В случае с исламом нормы жизненной ориентации и общественной жизни в этот период координировались напрямую. И социальные нормы, и религиозные обуславливались одними и теми же долговременными факторами ирано-семитского центрального региона, и линия развития, по которой пошел ислам, способствовала усилению соответствующих общественных ожиданий. В любом случае, если религия не была изолирована и полностью нейтрализована, монотеистическая общинная тенденция в ирано-семитской культуре способствовала классификации общества на формы, считающиеся религиозными. И все-таки оказалось, что ислам соответствует совсем другим социальным формам и стандартам, чем формы ирано-семитского центрального региона в Средние века. Соответственно, мы должны рассматривать исламский контрактуализм[276] не как результат ислама, а как тенденцию, параллельную исламскому морализму, хотя, пожалуй, без поддержки ислама он был бы неосуществим.

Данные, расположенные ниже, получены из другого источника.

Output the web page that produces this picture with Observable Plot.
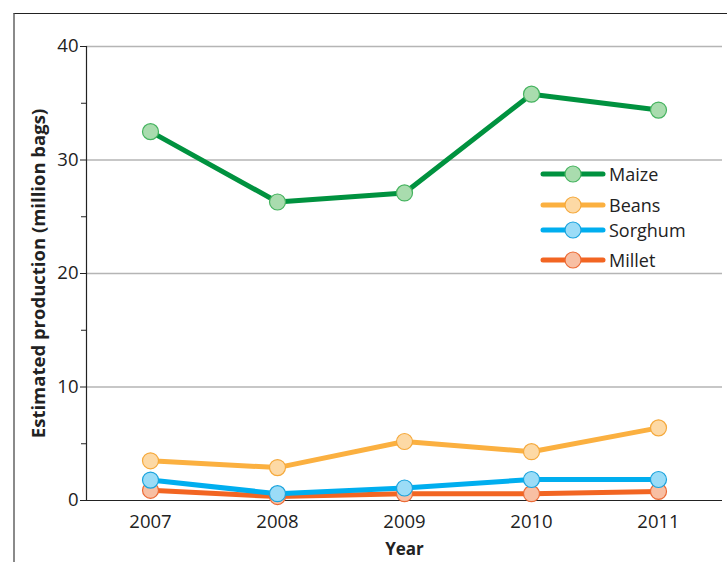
<!DOCTYPE html>
<html>
<head>
<meta charset="utf-8">
<script src="https://cdn.jsdelivr.net/npm/d3@7"></script>
<script src="https://cdn.jsdelivr.net/npm/@observablehq/plot@0.6"></script>
<style>
  html, body { margin: 0; padding: 0; background: #fff; }
  #wrap { position: relative; width: 727px; height: 562px; overflow: hidden; font-family: "Open Sans", sans-serif; }
  #frame { position: absolute; left: 13px; top: 13px; right: 0; bottom: -5px; border-top: 1.5px solid #222; border-left: 2px solid #8a8a8a; pointer-events: none; }
  #legend { position: absolute; left: 540px; top: 0; font-size: 18px; color: #222; }
  .row { position: absolute; left: 0; display: flex; align-items: center; white-space: nowrap; }
  .row span { margin-left: 3px; }
  svg text { font-family: "Open Sans", sans-serif; }
  g[aria-label="y-axis tick label"], g[aria-label="x-axis tick label"] { font-size: 18.5px; }
  g[aria-label="y-axis tick label"] text, g[aria-label="x-axis tick label"] text { font-size: 18.5px; }
  g[aria-label="y-axis label"] text { font-weight: bold; font-size: 18.5px; }
  g[aria-label="x-axis label"] text { font-weight: bold; font-size: 17px; }
</style>
</head>
<body>
<div id="wrap"><div id="frame"></div><div id="legend"></div></div>
<script>
const years = ["2007", "2008", "2009", "2010", "2011"];
const seriesNames = ["Maize", "Beans", "Sorghum", "Millet"];
const maize = [32.5, 26.3, 27.1, 35.8, 34.4];
const beans = [3.5, 2.9, 5.2, 4.3, 6.4];
const sorghum = [1.8, 0.6, 1.1, 1.85, 1.85];
const millet = [0.9, 0.35, 0.6, 0.6, 0.8];
const majorTicks = [0, 10, 20, 30, 40];
const minorTicks = [5, 15, 25, 35];
const lineColors = ["#00923f", "#fbb040", "#00aeef", "#f26522"];
const fillColors = ["#a9dcae", "#fdd9a5", "#9bdcf7", "#f8bfa3"];
const strokeColors = ["#45b35f", "#f5a93c", "#1aa3dd", "#ec6a35"];

const valuesBySeries = [maize, beans, sorghum, millet];
const data = [];
seriesNames.forEach((s, i) => years.forEach((y, j) => data.push({series: s, year: y, value: valuesBySeries[i][j]})));

// draw order: Millet, Sorghum, Beans, Maize
const drawOrder = ["Millet", "Sorghum", "Beans", "Maize"];
const seriesMarks = [];
for (const s of drawOrder) {
  const i = seriesNames.indexOf(s);
  const d = data.filter(r => r.series === s);
  seriesMarks.push(Plot.line(d, {x: "year", y: "value", stroke: lineColors[i], strokeWidth: 5, strokeLinejoin: "round"}));
  seriesMarks.push(Plot.dot(d, {x: "year", y: "value", r: 8, fill: fillColors[i], stroke: strokeColors[i], strokeWidth: 1.2}));
}

const chart = Plot.plot({
  width: 727,
  height: 562,
  marginLeft: 86,
  marginRight: 5,
  marginTop: 46,
  marginBottom: 62,
  style: {fontSize: "18px", color: "#222", background: "transparent", overflow: "visible"},
  x: {type: "point", domain: years, padding: 0.5},
  y: {domain: [0, 40]},
  marks: [
    Plot.gridY(majorTicks.slice(1), {stroke: "#b5b5b5", strokeOpacity: 1, strokeWidth: 1.5}),
    Plot.axisY(majorTicks, {tickSize: 6, tickPadding: 2, label: "Estimated production (million bags)", labelAnchor: "center", labelArrow: "none", labelOffset: 55, fontSize: 18}),
    Plot.axisY(minorTicks, {tickSize: 5, tickFormat: () => "", label: null}),
    Plot.axisX({tickSize: 0, tickPadding: 14, label: "Year", labelAnchor: "center", labelArrow: "none", labelOffset: 54, fontSize: 18}),
    Plot.ruleY([0], {stroke: "#222", strokeWidth: 1.2}),
    Plot.frame({anchor: "left", stroke: "#222", strokeWidth: 1.2}),
    ...seriesMarks
  ]
});
document.getElementById("wrap").prepend(chart);

// legend
const legendTops = [175, 206, 231, 261];
const legend = document.getElementById("legend");
seriesNames.forEach((s, i) => {
  const row = document.createElement("div");
  row.className = "row";
  row.style.top = (legendTops[i] - 13) + "px";
  const ns = "http://www.w3.org/2000/svg";
  const svg = document.createElementNS(ns, "svg");
  svg.setAttribute("width", 66); svg.setAttribute("height", 24);
  const line = document.createElementNS(ns, "line");
  line.setAttribute("x1", 3); line.setAttribute("x2", 63); line.setAttribute("y1", 12); line.setAttribute("y2", 12);
  line.setAttribute("stroke", lineColors[i]); line.setAttribute("stroke-width", 5); line.setAttribute("stroke-linecap", "round");
  const c = document.createElementNS(ns, "circle");
  c.setAttribute("cx", 33); c.setAttribute("cy", 12); c.setAttribute("r", 8);
  c.setAttribute("fill", fillColors[i]); c.setAttribute("stroke", strokeColors[i]); c.setAttribute("stroke-width", 1.2);
  svg.append(line, c);
  const t = document.createElement("span");
  t.textContent = s;
  row.append(svg, t);
  legend.append(row);
});
</script>
</body>
</html>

Что же касается христианства, взаимосвязь социальной модели и основного спектра религиозных идеалов была менее тесной. Запад очевидно являлся всего лишь одним обществом из нескольких, где христианская традиция сформировала духовный и интеллектуальный фундамент, и остальные общества имели совсем иную организацию, чем на Западе. Раннее христианство в любом случае не придавало такого значения социальным аспектам, как это делал ислам. Следовательно, даже с религиозной точки зрения, каждый регион вполне мог создать подходящую именно ему форму христианского общества. В то же время западные модели социальных ожиданий как минимум соответствовали христианскому подходу к миру — то есть христианскому в общем смысле, а не в смысле западной формы христианства. Мы можем пойти дальше и сказать, что их нельзя понять в полной мере, не обратившись к постоянному христианскому вызову, обозначенному нами. Соответственно, и в исламском мире, и на Западе мы можем выделить культурные константы даже на уровне ищущего сознания, и увидеть различия между двумя традициями в этом аспекте; эти константы могут распространяться на многие параметры культуры и выражаться в высшей степени абстрактным образом.